— begin DATA SEGMENT —

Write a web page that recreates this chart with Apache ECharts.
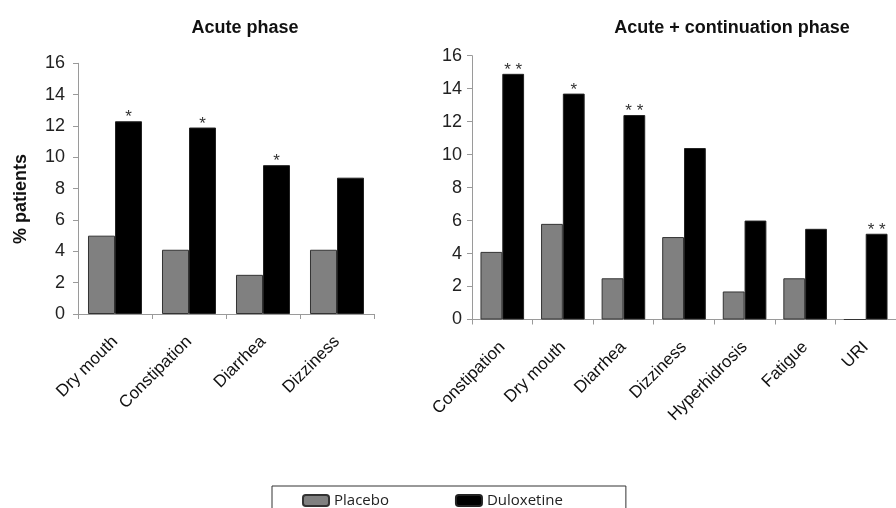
<!DOCTYPE html>
<html>
<head>
<meta charset="utf-8">
<script src="https://cdn.jsdelivr.net/npm/echarts@6/dist/echarts.min.js"></script>
<style>
  html, body { margin: 0; padding: 0; background: #fff; }
  #chart { width: 896px; height: 508px; }
</style>
</head>
<body>
<div id="chart"></div>
<script>
// Adverse events, % of patients, acute phase
const acuteCategories = ['Dry mouth', 'Constipation', 'Diarrhea', 'Dizziness'];
const acutePlacebo = [5.0, 4.1, 2.5, 4.1];
const acuteDuloxetine = [12.3, 11.9, 9.5, 8.7];
const acuteSignificance = ['*', '*', '*', ''];

// Adverse events, % of patients, acute + continuation phase
const contCategories = ['Constipation', 'Dry mouth', 'Diarrhea', 'Dizziness', 'Hyperhidrosis', 'Fatigue', 'URI'];
const contPlacebo = [4.1, 5.8, 2.5, 5.0, 1.7, 2.5, 0];
const contDuloxetine = [14.9, 13.7, 12.4, 10.4, 6.0, 5.5, 5.2];
const contSignificance = ['* *', '*', '* *', '', '', '', '* *'];

const yTicks = { min: 0, max: 16, interval: 2 };

const axisGrey = '#9a9a9a';
const FONT = 'Arial, "Liberation Sans", sans-serif';

function xAxisFor(gridIndex, cats) {
  return {
    type: 'category', gridIndex, data: cats,
    axisLine: { show: true, lineStyle: { color: axisGrey, width: 1 } },
    axisTick: { show: true, length: 5, lineStyle: { color: axisGrey } },
    axisLabel: { interval: 0, rotate: 45, margin: 25, fontFamily: FONT, fontSize: 17, color: '#111' }
  };
}
function yAxisFor(gridIndex, margin) {
  return {
    type: 'value', gridIndex, min: yTicks.min, max: yTicks.max, interval: yTicks.interval,
    axisLine: { show: true, lineStyle: { color: axisGrey, width: 1 } },
    axisTick: { show: true, length: 5, lineStyle: { color: axisGrey } },
    splitLine: { show: false },
    axisLabel: { margin, fontFamily: FONT, fontSize: 18, color: '#222' }
  };
}
function placeboSeries(idx, data, gap) {
  return {
    name: 'Placebo', type: 'bar', xAxisIndex: idx, yAxisIndex: idx, data,
    barGap: '0%', barCategoryGap: gap,
    itemStyle: { color: '#808080', borderColor: '#333', borderWidth: 1 }
  };
}
function duloxetineSeries(idx, data, sig, gap) {
  return {
    name: 'Duloxetine', type: 'bar', xAxisIndex: idx, yAxisIndex: idx, data,
    barGap: '0%', barCategoryGap: gap,
    itemStyle: { color: '#000', borderColor: '#222', borderWidth: 1 },
    label: {
      show: true, position: 'top', distance: -5,
      fontFamily: FONT, fontSize: 17, color: '#333',
      formatter: p => sig[p.dataIndex]
    }
  };
}

const chart = echarts.init(document.getElementById('chart'), null, { renderer: 'canvas' });
chart.setOption({
  animation: false,
  backgroundColor: '#fff',
  title: [
    { text: 'Acute phase', left: 240, top: 14, textAlign: 'center',
      textStyle: { fontFamily: FONT, fontSize: 18, fontWeight: 'bold', color: '#111' } },
    { text: 'Acute + continuation phase', left: 727, top: 14, textAlign: 'center',
      textStyle: { fontFamily: FONT, fontSize: 18, fontWeight: 'bold', color: '#111' } }
  ],
  legend: {
    data: ['Placebo', 'Duloxetine'],
    left: 272, top: 486,
    orient: 'horizontal',
    icon: 'roundRect',
    itemWidth: 26, itemHeight: 11, itemGap: 66,
    borderColor: '#333', borderWidth: 1,
    padding: [7, 63, 40, 30],
    textStyle: { fontFamily: '"Open Sans", sans-serif', fontSize: 15, color: '#222' }
  },
  grid: [
    { left: 78, top: 63.3, width: 296, height: 250.7 },
    { left: 472, top: 55.7, width: 433, height: 263.8 }
  ],
  xAxis: [xAxisFor(0, acuteCategories), xAxisFor(1, contCategories)],
  yAxis: [yAxisFor(0, 13), yAxisFor(1, 10)],
  graphic: [
    { type: 'text', x: 21, y: 199, rotation: Math.PI / 2,
      style: { text: '% patients', fontFamily: FONT, fontSize: 18, fontWeight: 'bold',
               fill: '#111', textAlign: 'center', textVerticalAlign: 'middle' } }
  ],
  series: [
    placeboSeries(0, acutePlacebo, '27%'),
    duloxetineSeries(0, acuteDuloxetine, acuteSignificance, '27%'),
    placeboSeries(1, contPlacebo, '28%'),
    duloxetineSeries(1, contDuloxetine, contSignificance, '28%')
  ]
});
</script>
</body>
</html>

— end DATA SEGMENT —

◆ **AIM OF THE TASK**: Go through the listing above and quote it exactly, apart from its images.

◆ **RESULT**:
Write a web page that recreates this chart with Apache ECharts.
<!DOCTYPE html>
<html>
<head>
<meta charset="utf-8">
<script src="https://cdn.jsdelivr.net/npm/echarts@6/dist/echarts.min.js"></script>
<style>
  html, body { margin: 0; padding: 0; background: #fff; }
  #chart { width: 896px; height: 508px; }
</style>
</head>
<body>
<div id="chart"></div>
<script>
// Adverse events, % of patients, acute phase
const acuteCategories = ['Dry mouth', 'Constipation', 'Diarrhea', 'Dizziness'];
const acutePlacebo = [5.0, 4.1, 2.5, 4.1];
const acuteDuloxetine = [12.3, 11.9, 9.5, 8.7];
const acuteSignificance = ['*', '*', '*', ''];

// Adverse events, % of patients, acute + continuation phase
const contCategories = ['Constipation', 'Dry mouth', 'Diarrhea', 'Dizziness', 'Hyperhidrosis', 'Fatigue', 'URI'];
const contPlacebo = [4.1, 5.8, 2.5, 5.0, 1.7, 2.5, 0];
const contDuloxetine = [14.9, 13.7, 12.4, 10.4, 6.0, 5.5, 5.2];
const contSignificance = ['* *', '*', '* *', '', '', '', '* *'];

const yTicks = { min: 0, max: 16, interval: 2 };

const axisGrey = '#9a9a9a';
const FONT = 'Arial, "Liberation Sans", sans-serif';

function xAxisFor(gridIndex, cats) {
  return {
    type: 'category', gridIndex, data: cats,
    axisLine: { show: true, lineStyle: { color: axisGrey, width: 1 } },
    axisTick: { show: true, length: 5, lineStyle: { color: axisGrey } },
    axisLabel: { interval: 0, rotate: 45, margin: 25, fontFamily: FONT, fontSize: 17, color: '#111' }
  };
}
function yAxisFor(gridIndex, margin) {
  return {
    type: 'value', gridIndex, min: yTicks.min, max: yTicks.max, interval: yTicks.interval,
    axisLine: { show: true, lineStyle: { color: axisGrey, width: 1 } },
    axisTick: { show: true, length: 5, lineStyle: { color: axisGrey } },
    splitLine: { show: false },
    axisLabel: { margin, fontFamily: FONT, fontSize: 18, color: '#222' }
  };
}
function placeboSeries(idx, data, gap) {
  return {
    name: 'Placebo', type: 'bar', xAxisIndex: idx, yAxisIndex: idx, data,
    barGap: '0%', barCategoryGap: gap,
    itemStyle: { color: '#808080', borderColor: '#333', borderWidth: 1 }
  };
}
function duloxetineSeries(idx, data, sig, gap) {
  return {
    name: 'Duloxetine', type: 'bar', xAxisIndex: idx, yAxisIndex: idx, data,
    barGap: '0%', barCategoryGap: gap,
    itemStyle: { color: '#000', borderColor: '#222', borderWidth: 1 },
    label: {
      show: true, position: 'top', distance: -5,
      fontFamily: FONT, fontSize: 17, color: '#333',
      formatter: p => sig[p.dataIndex]
    }
  };
}

const chart = echarts.init(document.getElementById('chart'), null, { renderer: 'canvas' });
chart.setOption({
  animation: false,
  backgroundColor: '#fff',
  title: [
    { text: 'Acute phase', left: 240, top: 14, textAlign: 'center',
      textStyle: { fontFamily: FONT, fontSize: 18, fontWeight: 'bold', color: '#111' } },
    { text: 'Acute + continuation phase', left: 727, top: 14, textAlign: 'center',
      textStyle: { fontFamily: FONT, fontSize: 18, fontWeight: 'bold', color: '#111' } }
  ],
  legend: {
    data: ['Placebo', 'Duloxetine'],
    left: 272, top: 486,
    orient: 'horizontal',
    icon: 'roundRect',
    itemWidth: 26, itemHeight: 11, itemGap: 66,
    borderColor: '#333', borderWidth: 1,
    padding: [7, 63, 40, 30],
    textStyle: { fontFamily: '"Open Sans", sans-serif', fontSize: 15, color: '#222' }
  },
  grid: [
    { left: 78, top: 63.3, width: 296, height: 250.7 },
    { left: 472, top: 55.7, width: 433, height: 263.8 }
  ],
  xAxis: [xAxisFor(0, acuteCategories), xAxisFor(1, contCategories)],
  yAxis: [yAxisFor(0, 13), yAxisFor(1, 10)],
  graphic: [
    { type: 'text', x: 21, y: 199, rotation: Math.PI / 2,
      style: { text: '% patients', fontFamily: FONT, fontSize: 18, fontWeight: 'bold',
               fill: '#111', textAlign: 'center', textVerticalAlign: 'middle' } }
  ],
  series: [
    placeboSeries(0, acutePlacebo, '27%'),
    duloxetineSeries(0, acuteDuloxetine, acuteSignificance, '27%'),
    placeboSeries(1, contPlacebo, '28%'),
    duloxetineSeries(1, contDuloxetine, contSignificance, '28%')
  ]
});
</script>
</body>
</html>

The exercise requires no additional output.